I once ordered placards with an outdated phone number for the emergency contact—a tiny detail buried in the spec. The carrier rejected the load. We caught 47 potential errors like this using a dedicated DG software's built-in validation in the past 18 months alone. A generic printer doesn't have that check.
The Hidden Cost #2: Material & Durability Failures
Hazmat labels have to survive a journey. Think: temperature swings, moisture, friction, and handling. The industry standard is a pressure-sensitive, weather-resistant material. A cheap vendor might use a slightly thinner vinyl or a less aggressive adhesive to cut costs.
Remember my 2022 story? The adhesive was the culprit. The vendor used a standard outdoor vinyl adhesive, not one rated for the chemical exposure and temperature range we specified (but buried in the notes). The result came back... in pieces. 500 items, $700, straight to the trash. The lesson? Specifications matter more than price. A company like Labelmaster, whose entire business is this, builds that durability into their standard materials.
The Hidden Cost #3: Time & Operational Friction
Time is money, especially when a truck is waiting. A low-cost provider often means:
- Longer lead times: They batch orders to make the low price work.
- Zero rush capability: Need it tomorrow? That'll be 200% extra, if they can do it at all.
- Customer service hell: Getting a human who understands "UN 1993" versus "UN 1992" can be impossible.
Contrast that with a specialist. In my experience, their systems are built for this. I can pull up an old order in seconds, modify it, and know the compliance is locked in. That efficiency saves my team maybe 20-30 hours a month in admin time—which far outweighs a minor per-unit price difference.
So, What Should You Compare? The Value Checklist.
Instead of a price comparison spreadsheet, we now use a "Total Cost of Compliance" checklist. Here's what's on it:
- Regulatory Currency Guarantee: Does the vendor guarantee their labels meet the latest editions of 49 CFR, IATA DGR, etc.? (Labelmaster's DGIS software, for example, auto-updates this).
- Material Specifications: Ask for the exact material grade and adhesive type. Is it just "vinyl" or is it "3.2 mil gloss vinyl with permanent acrylic adhesive"?

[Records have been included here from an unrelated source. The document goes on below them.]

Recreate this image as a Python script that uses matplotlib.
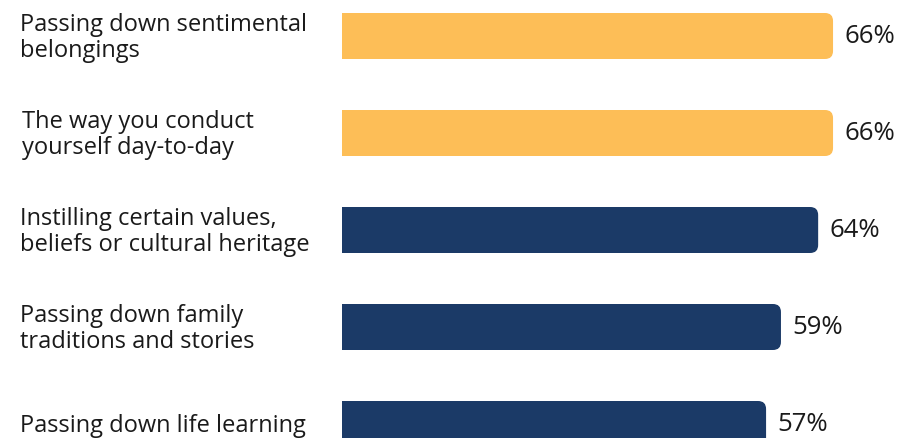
import matplotlib
matplotlib.use("Agg")
import matplotlib.pyplot as plt
from matplotlib.patches import FancyBboxPatch, Rectangle

# survey answers, top to bottom
labels = [
    "Passing down sentimental\nbelongings",
    "The way you conduct\nyourself day-to-day",
    "Instilling certain values,\nbeliefs or cultural heritage",
    "Passing down family\ntraditions and stories",
    "Passing down life learning",
]
values = [66, 66, 64, 59, 57]
colors = ["#FDBE57", "#FDBE57", "#1B3A67", "#1B3A67", "#1B3A67"]
label_x = [20, 22, 20, 20, 20]

W, H = 904, 439
fig = plt.figure(figsize=(W / 100, H / 100), dpi=100)
plt.rcParams["font.family"] = ["Open Sans", "DejaVu Sans"]

# axes area starts where the bars start
left_px = 342
ax = fig.add_axes([left_px / W, 0, 1 - left_px / W, 1])
px_per_pct = 7.44
pitch = 97
ax.set_xlim(0, (W - left_px) / px_per_pct)
ax.set_ylim((H - 37) / pitch, -37 / pitch)
ax.axis("off")

bar_h = 46 / pitch
radius = 8 / px_per_pct
aspect = px_per_pct / pitch

bars = ax.barh(range(len(values)), values, height=bar_h, color="none")
for b, c, v, lab, lx in zip(bars, colors, values, labels, label_x):
    x0, y0, w, h = b.get_x(), b.get_y(), b.get_width(), b.get_height()
    # rounded right end, square left end
    ax.add_patch(FancyBboxPatch((x0, y0), w, h,
                                boxstyle=f"round,pad=0,rounding_size={radius}",
                                mutation_aspect=aspect, fc=c, ec="none"))
    ax.add_patch(Rectangle((x0, y0), w - 2 * radius, h, fc=c, ec="none"))
    yc = y0 + h / 2
    ax.text(w + 11 / px_per_pct, yc, f"{v}%", va="center", ha="left",
            fontsize=18.5, color="#1a1a1a")
    fig.text(lx / W, 1 - (yc * pitch + 38) / H, lab, va="center", ha="left",
             fontsize=17, color="#1a1a1a", linespacing=1.15)

fig.savefig("out.png", dpi=100)
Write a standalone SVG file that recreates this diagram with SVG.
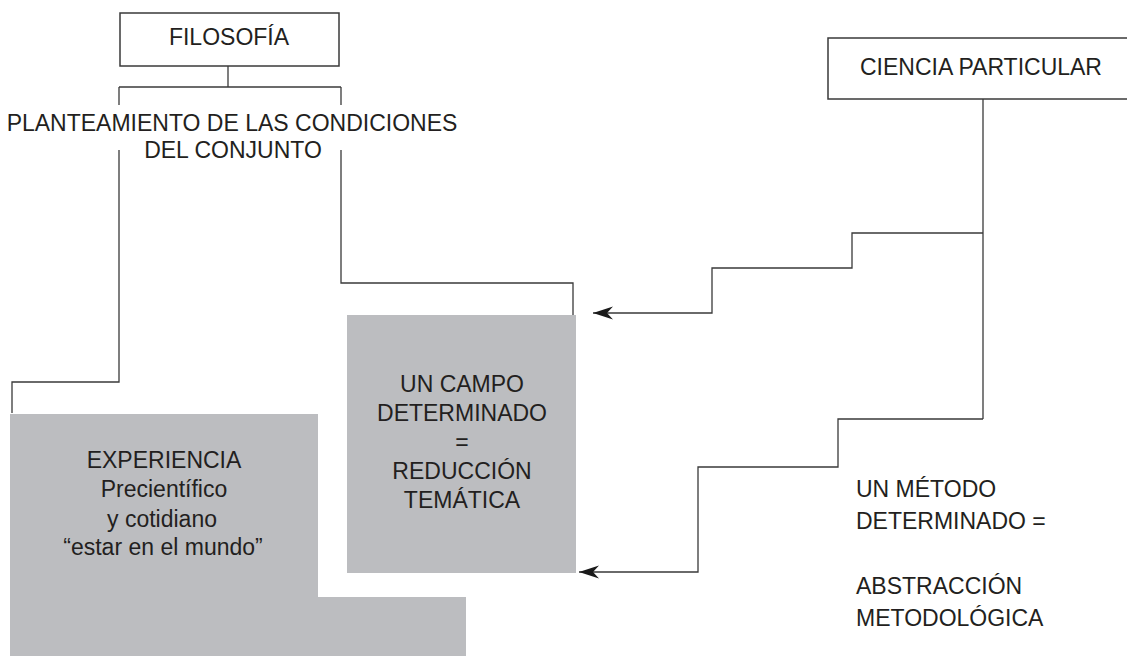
<svg xmlns="http://www.w3.org/2000/svg" width="1127" height="656" viewBox="0 0 1127 656">
<style>
.box{fill:#ffffff;stroke:#3a3a3a;stroke-width:1.5}
.gray{fill:#bcbdc0;stroke:none}
.ln{fill:none;stroke:#3a3a3a;stroke-width:1.3}
.t{font-family:"Liberation Sans",Arial,sans-serif;font-size:23px;fill:#231f20}
.c{text-anchor:middle}
</style>
<defs>
<marker id="arr" markerUnits="userSpaceOnUse" markerWidth="22" markerHeight="14" viewBox="0 -7 22 14" refX="20" refY="0" orient="auto">
<path d="M0,-6.5 L20,0 L0,6.5 L6,0 Z" fill="#1a1a1a"/>
</marker>
</defs>
<rect width="1127" height="656" fill="#ffffff"/>

<g id="connectors">
<path class="ln" d="M228,66 V87"/>
<path class="ln" d="M119,87 H341"/>
<path class="ln" d="M119,87 V105"/>
<path class="ln" d="M119,150 V382 H12 V413"/>
<path class="ln" d="M341,87 V105"/>
<path class="ln" d="M341,150 V283 H573 V315"/>
<path class="ln" d="M983,99 V419"/>
<path class="ln" d="M983,233 H852 V268 H712 V313 H593" marker-end="url(#arr)"/>
<path class="ln" d="M983,419 H838 V467 H698 V572 H579" marker-end="url(#arr)"/>
</g>

<g id="filosofia">
<rect class="box" x="120" y="13" width="219" height="53"/>
<text class="t c" x="229" y="45">FILOSOFÍA</text>
</g>

<g id="planteamiento">
<text class="t c" x="232" y="131">PLANTEAMIENTO DE LAS CONDICIONES</text>
<text class="t c" x="233" y="158">DEL CONJUNTO</text>
</g>

<g id="ciencia">
<rect class="box" x="828" y="38" width="305" height="61"/>
<text class="t c" x="981" y="75">CIENCIA PARTICULAR</text>
</g>

<g id="experiencia">
<path class="gray" d="M10,414 H318 V597 H466 V656 H10 Z"/>
<text class="t c" x="164" y="468">EXPERIENCIA</text>
<text class="t c" x="164" y="497">Precientífico</text>
<text class="t c" x="162" y="527">y cotidiano</text>
<text class="t c" x="163" y="555">“estar en el mundo”</text>
</g>

<g id="campo">
<rect class="gray" x="347" y="315" width="229" height="258"/>
<text class="t c" x="462" y="392">UN CAMPO</text>
<text class="t c" x="462" y="421">DETERMINADO</text>
<text class="t c" x="462" y="450">=</text>
<text class="t c" x="462" y="479">REDUCCIÓN</text>
<text class="t c" x="462" y="508">TEMÁTICA</text>
</g>

<g id="metodo">
<text class="t" x="856" y="497">UN MÉTODO</text>
<text class="t" x="856" y="529">DETERMINADO =</text>
<text class="t" x="856" y="594">ABSTRACCIÓN</text>
<text class="t" x="856" y="626">METODOLÓGICA</text>
</g>
</svg>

- Integrated Error Checking: Do they have a software or process that flags common errors before print? (This is huge).
- Access to Expertise: Can you call and talk to a DG specialist, not just a sales rep? The annual Labelmaster Symposium is a signal they invest in this deep knowledge.
- Total Turnaround & Reliability: What's the realistic timeline from order to dock, including proofing? A reliable 3 days is better than a promised 2 days that becomes 5.
When you score vendors on this list, the picture changes. The cheap option often scores a 1 or 2 out of 5. The specialist scores a 4 or 5. Suddenly, a 15-20% price premium looks like insurance, not an expense.
When the Budget Option *Might* Be Okay (The Boundary Conditions)
I'm not saying never use a lower-cost printer. But you need strict guardrails. It might be acceptable for:
- Internal, non-shipping labels: For warehouse shelf organization or training materials.
- Very high-volume, simple items: Where you have a 100% validated master template and you're ordering 10,000+ of the same static label.
- When you have in-house DG expertise to triple-check everything: And I mean a dedicated compliance officer, not just a busy logistics manager.
Granted, this requires more upfront work to qualify the vendor. But it saves monumental pain later. For probably 80% of shipments—especially mixed loads, time-sensitive goods, or anything with complex regulations—the specialist is the only rational choice from a total cost perspective.
So glad we switched our core business to a compliance-focused partner. Almost renewed with the budget shop to save $500 a year, which would have surely led to another multi-thousand dollar mistake. Dodged a bullet there.
A note on prices: Online pricing for generic labels varies widely. The examples of cost trade-offs here are based on my team's actual P&L data from 2020-2024 and publicly listed prices from major online printers as of January 2025. Always verify current material specs and regulatory requirements directly with your vendor.